*Source code of charts*:
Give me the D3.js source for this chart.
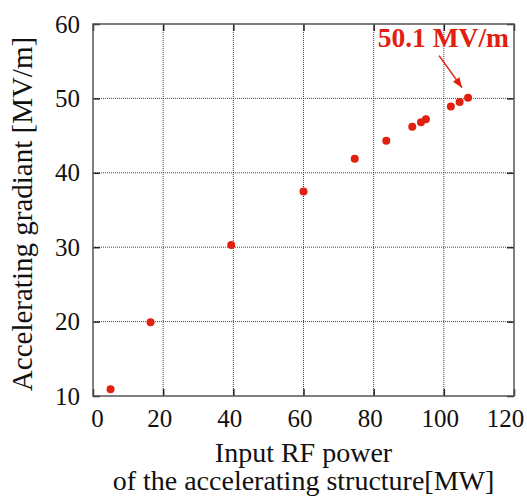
<!DOCTYPE html>
<html>
<head>
<meta charset="utf-8">
<script src="https://cdn.jsdelivr.net/npm/d3@7"></script>
<style>
  body { margin: 0; background: #fff; }
  text { font-family: "Liberation Serif", "Times New Roman", serif; }
</style>
</head>
<body>
<div id="chart"></div>
<script>
var power = [5.0, 16.4, 39.4, 60.0, 74.6, 83.6, 91.0, 93.5, 94.9, 102.0, 104.5, 106.9];
var gradient = [10.9, 19.9, 30.3, 37.5, 41.9, 44.3, 46.2, 46.8, 47.2, 48.9, 49.5, 50.1];
var xTicks = [0, 20, 40, 60, 80, 100, 120];
var yTicks = [10, 20, 30, 40, 50, 60];
var peakLabel = "50.1 MV/m";

var width = 527, height = 501;
var margin = {top: 24, right: 13, bottom: 105, left: 93};
var w = width - margin.left - margin.right,
    h = height - margin.top - margin.bottom;
var red = "#e2200f";

var svg = d3.select("#chart").append("svg")
    .attr("width", width)
    .attr("height", height)
  .append("g")
    .attr("transform", "translate(" + margin.left + "," + margin.top + ")");

var x = d3.scaleLinear().domain([0, 120]).range([0, w]);
var y = d3.scaleLinear().domain([10, 60]).range([h, 0]);

// grid
svg.selectAll(".vgrid")
    .data(xTicks.slice(1, -1))
  .enter().append("line")
    .attr("x1", function(d) { return x(d); })
    .attr("x2", function(d) { return x(d); })
    .attr("y1", 0).attr("y2", h)
    .attr("stroke", "#444").attr("stroke-width", 1)
    .attr("stroke-dasharray", "1,1");
svg.selectAll(".hgrid")
    .data(yTicks.slice(1, -1))
  .enter().append("line")
    .attr("y1", function(d) { return y(d); })
    .attr("y2", function(d) { return y(d); })
    .attr("x1", 0).attr("x2", w)
    .attr("stroke", "#444").attr("stroke-width", 1)
    .attr("stroke-dasharray", "1,1");

// axes, ticks inside, mirrored
function styleAxis(g) {
  g.select(".domain").remove();
  g.selectAll(".tick line").attr("stroke", "#222").attr("stroke-width", 1.5);
  g.selectAll("text").attr("fill", "#111")
    .style("font-family", "Liberation Serif, serif").style("font-size", "25px");
}
svg.append("g")
    .attr("transform", "translate(0," + h + ")")
    .call(d3.axisBottom(x).tickValues(xTicks).tickSizeInner(-7).tickSizeOuter(0).tickPadding(13))
    .call(styleAxis)
    .selectAll("text")
      .attr("dx", function(d) { return d === 0 ? 4 : (d === 120 ? -9 : -4); });
svg.append("g")
    .call(d3.axisTop(x).tickValues(xTicks).tickSizeInner(-7).tickSizeOuter(0).tickFormat(""))
    .call(styleAxis);
svg.append("g")
    .call(d3.axisLeft(y).tickValues(yTicks).tickSizeInner(-7).tickSizeOuter(0).tickPadding(13))
    .call(styleAxis);
svg.append("g")
    .attr("transform", "translate(" + w + ",0)")
    .call(d3.axisRight(y).tickValues(yTicks).tickSizeInner(-7).tickSizeOuter(0).tickFormat(""))
    .call(styleAxis);

// frame
svg.append("rect")
    .attr("width", w).attr("height", h)
    .attr("fill", "none").attr("stroke", "#555").attr("stroke-width", 1.5);

// points
svg.selectAll(".dot")
    .data(power)
  .enter().append("circle")
    .attr("class", "dot")
    .attr("cx", function(d) { return x(d); })
    .attr("cy", function(d, i) { return y(gradient[i]); })
    .attr("r", 4)
    .attr("fill", red);

// annotation
var last = power.length - 1;
svg.append("text")
    .attr("x", x(power[last]) + 41)
    .attr("y", y(gradient[last]) - 51)
    .attr("text-anchor", "end")
    .attr("fill", red)
    .style("font-size", "27.5px").style("font-weight", "bold")
    .text(peakLabel);
var ax2 = x(power[last]) - 6, ay2 = y(gradient[last]) - 10;
var ax1 = ax2 - 23, ay1 = ay2 - 32;
svg.append("line")
    .attr("x1", ax1).attr("y1", ay1).attr("x2", ax2).attr("y2", ay2)
    .attr("stroke", red).attr("stroke-width", 1.5);
var ang = Math.atan2(ay2 - ay1, ax2 - ax1);
svg.append("path")
    .attr("d", "M0,0L-10,-4L-10,4Z")
    .attr("transform", "translate(" + ax2 + "," + ay2 + ") rotate(" + (ang * 180 / Math.PI) + ")")
    .attr("fill", red);

// axis titles
svg.append("text")
    .attr("x", w / 2 + 0).attr("y", h + 66)
    .attr("text-anchor", "middle")
    .style("font-size", "28px").attr("fill", "#111")
    .text("Input RF power");
svg.append("text")
    .attr("x", w / 2 + 0).attr("y", h + 94)
    .attr("text-anchor", "middle")
    .style("font-size", "28px").attr("fill", "#111")
    .text("of the accelerating structure[MW]");
svg.append("text")
    .attr("transform", "translate(" + (32 - margin.left) + "," + (214 - margin.top) + ") rotate(-90)")
    .attr("text-anchor", "middle")
    .style("font-size", "29px").attr("fill", "#111")
    .text("Accelerating gradiant [MV/m]");
</script>
</body>
</html>
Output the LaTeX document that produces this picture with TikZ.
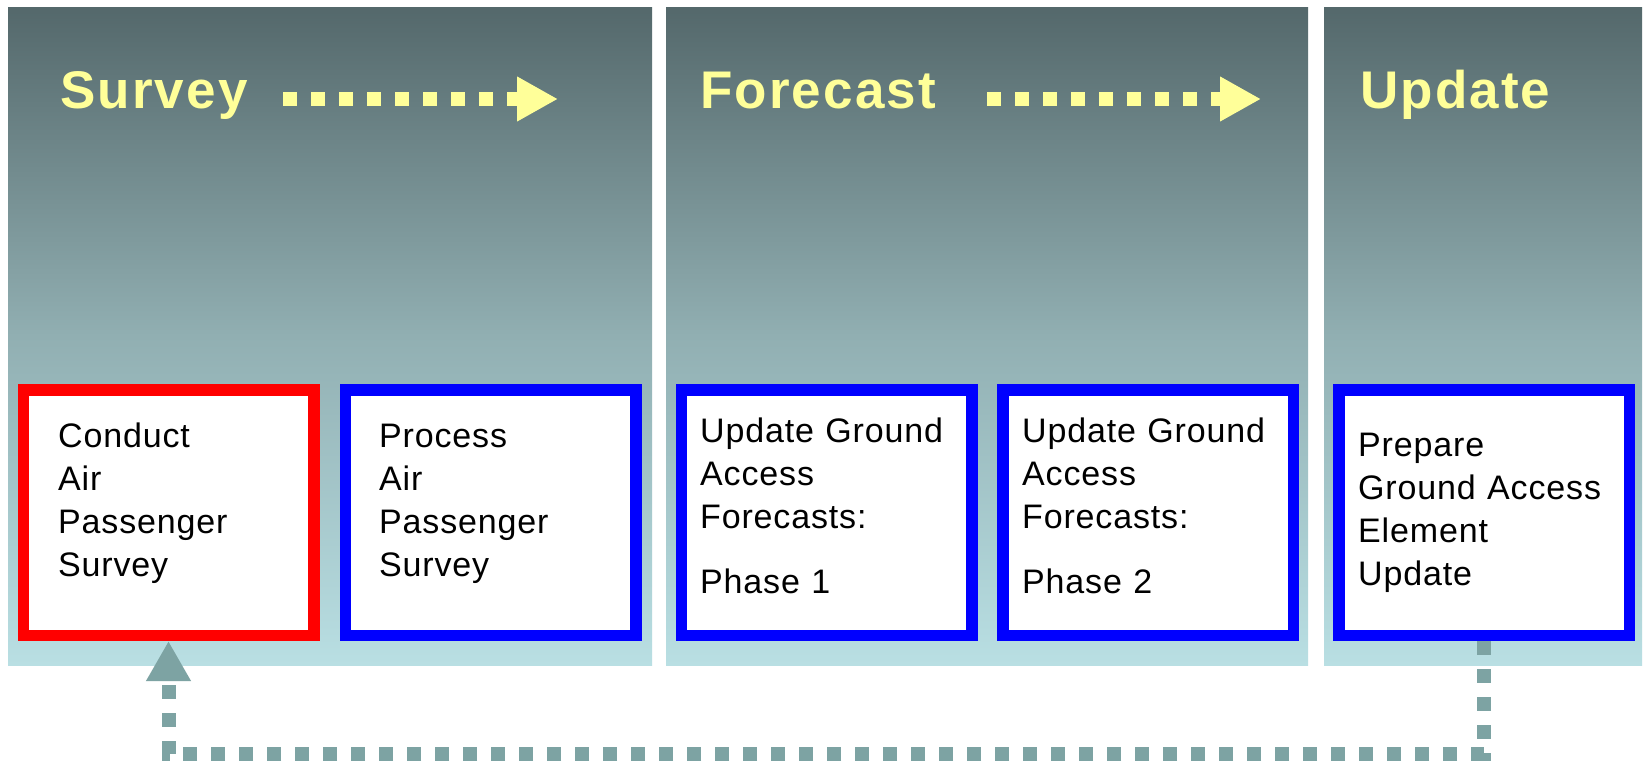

*Work to complete*: Repeat all of the data above word for word, minus the pictures.

*Response*:
Give me the D3.js source for this chart.
<!DOCTYPE html>
<html>
<head>
<meta charset="utf-8">
<script src="https://cdn.jsdelivr.net/npm/d3@7"></script>
<style>
  body { margin: 0; background: #fff; }
  text { font-family: "Liberation Serif", "Times New Roman", serif; }
</style>
</head>
<body>
<div id="chart"></div>
<script>
var power = [5.0, 16.4, 39.4, 60.0, 74.6, 83.6, 91.0, 93.5, 94.9, 102.0, 104.5, 106.9];
var gradient = [10.9, 19.9, 30.3, 37.5, 41.9, 44.3, 46.2, 46.8, 47.2, 48.9, 49.5, 50.1];
var xTicks = [0, 20, 40, 60, 80, 100, 120];
var yTicks = [10, 20, 30, 40, 50, 60];
var peakLabel = "50.1 MV/m";

var width = 527, height = 501;
var margin = {top: 24, right: 13, bottom: 105, left: 93};
var w = width - margin.left - margin.right,
    h = height - margin.top - margin.bottom;
var red = "#e2200f";

var svg = d3.select("#chart").append("svg")
    .attr("width", width)
    .attr("height", height)
  .append("g")
    .attr("transform", "translate(" + margin.left + "," + margin.top + ")");

var x = d3.scaleLinear().domain([0, 120]).range([0, w]);
var y = d3.scaleLinear().domain([10, 60]).range([h, 0]);

// grid
svg.selectAll(".vgrid")
    .data(xTicks.slice(1, -1))
  .enter().append("line")
    .attr("x1", function(d) { return x(d); })
    .attr("x2", function(d) { return x(d); })
    .attr("y1", 0).attr("y2", h)
    .attr("stroke", "#444").attr("stroke-width", 1)
    .attr("stroke-dasharray", "1,1");
svg.selectAll(".hgrid")
    .data(yTicks.slice(1, -1))
  .enter().append("line")
    .attr("y1", function(d) { return y(d); })
    .attr("y2", function(d) { return y(d); })
    .attr("x1", 0).attr("x2", w)
    .attr("stroke", "#444").attr("stroke-width", 1)
    .attr("stroke-dasharray", "1,1");

// axes, ticks inside, mirrored
function styleAxis(g) {
  g.select(".domain").remove();
  g.selectAll(".tick line").attr("stroke", "#222").attr("stroke-width", 1.5);
  g.selectAll("text").attr("fill", "#111")
    .style("font-family", "Liberation Serif, serif").style("font-size", "25px");
}
svg.append("g")
    .attr("transform", "translate(0," + h + ")")
    .call(d3.axisBottom(x).tickValues(xTicks).tickSizeInner(-7).tickSizeOuter(0).tickPadding(13))
    .call(styleAxis)
    .selectAll("text")
      .attr("dx", function(d) { return d === 0 ? 4 : (d === 120 ? -9 : -4); });
svg.append("g")
    .call(d3.axisTop(x).tickValues(xTicks).tickSizeInner(-7).tickSizeOuter(0).tickFormat(""))
    .call(styleAxis);
svg.append("g")
    .call(d3.axisLeft(y).tickValues(yTicks).tickSizeInner(-7).tickSizeOuter(0).tickPadding(13))
    .call(styleAxis);
svg.append("g")
    .attr("transform", "translate(" + w + ",0)")
    .call(d3.axisRight(y).tickValues(yTicks).tickSizeInner(-7).tickSizeOuter(0).tickFormat(""))
    .call(styleAxis);

// frame
svg.append("rect")
    .attr("width", w).attr("height", h)
    .attr("fill", "none").attr("stroke", "#555").attr("stroke-width", 1.5);

// points
svg.selectAll(".dot")
    .data(power)
  .enter().append("circle")
    .attr("class", "dot")
    .attr("cx", function(d) { return x(d); })
    .attr("cy", function(d, i) { return y(gradient[i]); })
    .attr("r", 4)
    .attr("fill", red);

// annotation
var last = power.length - 1;
svg.append("text")
    .attr("x", x(power[last]) + 41)
    .attr("y", y(gradient[last]) - 51)
    .attr("text-anchor", "end")
    .attr("fill", red)
    .style("font-size", "27.5px").style("font-weight", "bold")
    .text(peakLabel);
var ax2 = x(power[last]) - 6, ay2 = y(gradient[last]) - 10;
var ax1 = ax2 - 23, ay1 = ay2 - 32;
svg.append("line")
    .attr("x1", ax1).attr("y1", ay1).attr("x2", ax2).attr("y2", ay2)
    .attr("stroke", red).attr("stroke-width", 1.5);
var ang = Math.atan2(ay2 - ay1, ax2 - ax1);
svg.append("path")
    .attr("d", "M0,0L-10,-4L-10,4Z")
    .attr("transform", "translate(" + ax2 + "," + ay2 + ") rotate(" + (ang * 180 / Math.PI) + ")")
    .attr("fill", red);

// axis titles
svg.append("text")
    .attr("x", w / 2 + 0).attr("y", h + 66)
    .attr("text-anchor", "middle")
    .style("font-size", "28px").attr("fill", "#111")
    .text("Input RF power");
svg.append("text")
    .attr("x", w / 2 + 0).attr("y", h + 94)
    .attr("text-anchor", "middle")
    .style("font-size", "28px").attr("fill", "#111")
    .text("of the accelerating structure[MW]");
svg.append("text")
    .attr("transform", "translate(" + (32 - margin.left) + "," + (214 - margin.top) + ") rotate(-90)")
    .attr("text-anchor", "middle")
    .style("font-size", "29px").attr("fill", "#111")
    .text("Accelerating gradiant [MV/m]");
</script>
</body>
</html>
Output the LaTeX document that produces this picture with TikZ.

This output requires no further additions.